Peaky Blinders writer Steven Knight’s latest creation This Town takes viewers back to the Midlands of the 80s, telling the story of a group of disenfranchised young people for whom music is the only way out

By Sophie Porter

Levi Brown as Dante Williams, Ben Rose as Bardon Quinn & Jordan Bolger as Gregory Williams (Picture: BBC)

In 1981, Britain was at crisis point. The nation had entered the second year of a recession which saw over 2.5 million people standing in line for the dole, and the threat of miners’ walkouts and the IRA hunger strikes put maximum pressure on the newly instated Thatcher administration. Tensions were running high, with Black and Asian communities enduring an increase in racist attacks and police harassment as the force exercised hefty misuse of stop-and-search powers. As a result, following April’s Brixton Uprising, that summer saw riots rage across the Midlands, Liverpool, Leeds and Manchester.

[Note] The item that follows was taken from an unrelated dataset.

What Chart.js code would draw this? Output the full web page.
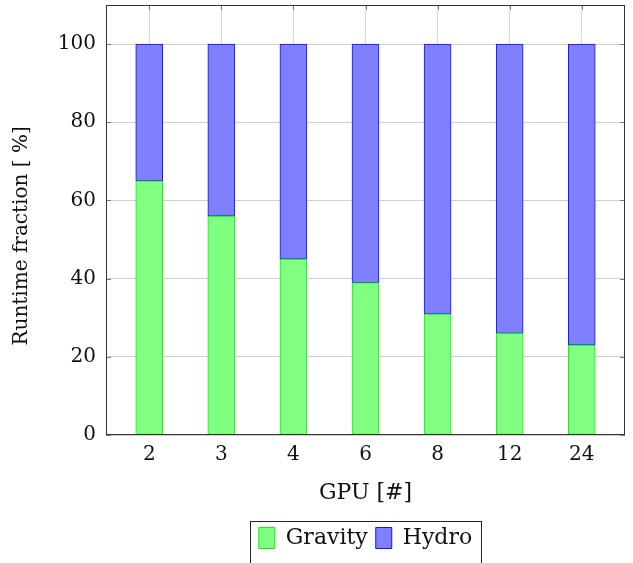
<!DOCTYPE html>
<html>
<head>
<meta charset="utf-8">
<script src="https://cdn.jsdelivr.net/npm/chart.js@4.4.0/dist/chart.umd.min.js"></script>
<style>
  html, body { margin: 0; padding: 0; background: #fff; }
  #wrap { width: 633px; height: 563px; }
</style>
</head>
<body>
<div id="wrap"><canvas id="myChart"></canvas></div>
<script>
var gpuLabels = ["2", "3", "4", "6", "8", "12", "24"];
var gravity = [65, 56, 45, 39, 31, 26, 23];
var hydro = [35, 44, 55, 61, 69, 74, 77];
var yTicks = [0, 20, 40, 60, 80, 100];

var serif = "'DejaVu Serif', 'Liberation Serif', serif";

// points on a linear x axis so the category spacing matches
function toPoints(arr) {
  var out = [];
  for (var i = 0; i < arr.length; i++) {
    out.push({ x: i, y: arr[i] });
  }
  return out;
}

// frame, inner ticks and legend box
const framePlugin = {
  id: "framePlugin",
  beforeDatasetsDraw(chart) {
    const ctx = chart.ctx;
    const a = chart.chartArea;
    const sx = chart.scales.x;
    const sy = chart.scales.y;
    ctx.save();
    ctx.strokeStyle = "#7a7a7a";
    ctx.lineWidth = 1;
    ctx.beginPath();
    sy.ticks.forEach(function (t) {
      var y = Math.round(sy.getPixelForValue(t.value)) + 0.5;
      ctx.moveTo(a.left, y); ctx.lineTo(a.left + 5, y);
      ctx.moveTo(a.right, y); ctx.lineTo(a.right - 5, y);
    });
    sx.ticks.forEach(function (t) {
      var x = Math.round(sx.getPixelForValue(t.value)) + 0.5;
      ctx.moveTo(x, a.top); ctx.lineTo(x, a.top + 5);
      ctx.moveTo(x, a.bottom); ctx.lineTo(x, a.bottom - 5);
    });
    ctx.stroke();
    ctx.restore();
  },
  afterDraw(chart) {
    const ctx = chart.ctx;
    const a = chart.chartArea;
    ctx.save();
    ctx.strokeStyle = "#333";
    ctx.lineWidth = 1;
    ctx.strokeRect(Math.round(a.left) + 0.5, Math.round(a.top) + 0.5,
      Math.round(a.width) - 1, Math.round(a.height) - 1);
    const boxes = chart.legend.legendHitBoxes;
    if (boxes && boxes.length) {
      var l = boxes[0].left - 9;
      var r = boxes[boxes.length - 1].left + boxes[boxes.length - 1].width + 9;
      var t = boxes[0].top - 6;
      var b = boxes[0].top + boxes[0].height + 6;
      ctx.strokeStyle = "#222";
      ctx.strokeRect(Math.round(l) + 0.5, Math.round(t) + 0.5, Math.round(r - l), Math.round(b - t) + 20);
    }
    ctx.restore();
  }
};

const ctx = document.getElementById("myChart");

new Chart(ctx, {
  type: "bar",
  data: {
    datasets: [
      {
        label: "Gravity",
        data: toPoints(gravity),
        backgroundColor: "#80ff80",
        borderColor: "#11ee11",
        borderWidth: 1,
        borderSkipped: false,
        barThickness: 27,
      },
      {
        label: "Hydro",
        data: toPoints(hydro),
        backgroundColor: "#8080ff",
        borderColor: "#1111ff",
        borderWidth: 1,
        borderSkipped: false,
        barThickness: 27,
      },
    ],
  },
  options: {
    responsive: true,
    maintainAspectRatio: false,
    animation: false,
    layout: { padding: { left: 0, right: 8, top: 5, bottom: 4 } },
    plugins: {
      tooltip: { enabled: false },
      legend: {
        position: "bottom",
        fullSize: false,
        labels: {
          color: "#111",
          font: { family: serif, size: 22 },
          boxWidth: 16,
          boxHeight: 21,
          padding: 8,
        },
      },
    },
    scales: {
      x: {
        type: "linear",
        stacked: true,
        min: -0.6,
        max: 6.6,
        offset: false,
        afterBuildTicks: function (scale) {
          scale.ticks = gpuLabels.map(function (_, i) { return { value: i }; });
        },
        afterFit: function (scale) {
          scale.height = 84;
          scale.paddingLeft = 0;
          scale.paddingRight = 0;
        },
        grid: { color: "#d9d9d9", drawTicks: false, offset: false },
        border: { display: false },
        ticks: {
          color: "#111",
          font: { family: serif, size: 20 },
          padding: 8,
          callback: function (v) { return gpuLabels[v]; },
        },
        title: {
          display: true,
          text: "GPU [#]",
          color: "#111",
          font: { family: serif, size: 22 },
          padding: { top: 6, bottom: 13 },
        },
      },
      y: {
        stacked: true,
        min: 0,
        max: 110,
        afterBuildTicks: function (scale) {
          scale.ticks = yTicks.map(function (v) { return { value: v }; });
        },
        afterFit: function (scale) {
          scale.width = 106;
          scale.paddingTop = 0;
          scale.paddingBottom = 0;
        },
        grid: { color: "#d0d0d0", drawTicks: false },
        border: { display: false },
        ticks: {
          color: "#111",
          font: { family: serif, size: 20 },
          padding: 10,
        },
        title: {
          display: true,
          text: "Runtime fraction [ %]\u00a0\u00a0\u00a0\u00a0\u00a0",
          color: "#111",
          font: { family: serif, size: 20 },
          padding: { top: 10, bottom: 4 },
        },
      },
    },
  },
  plugins: [framePlugin],
});
</script>
</body>
</html>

This is the bleak landscape in which Peaky Blinders creator Steven Knight has set This Town, his latest love letter to the Midlands. While Peaky Blinders touched on similar themes of community, working-class lives and social turbulence, This Town centres on the youth experience in an era much closer to Knight’s heart. It features a group of characters he feels he could have grown up with, who demonstrate tenacity in the face of violence and uncertainty. 

Set primarily between Coventry and Birmingham, This Town draws us into the world of an extended family and their wider network who are brought back together by the death of a key figure. It focuses on the paths of four young people as they collectively turn to music as a “lifeboat” and form a band. Getting famous is the only option in the face of familial tension, their only means of escaping the desolate destinies of people who come from a very particular kind of place.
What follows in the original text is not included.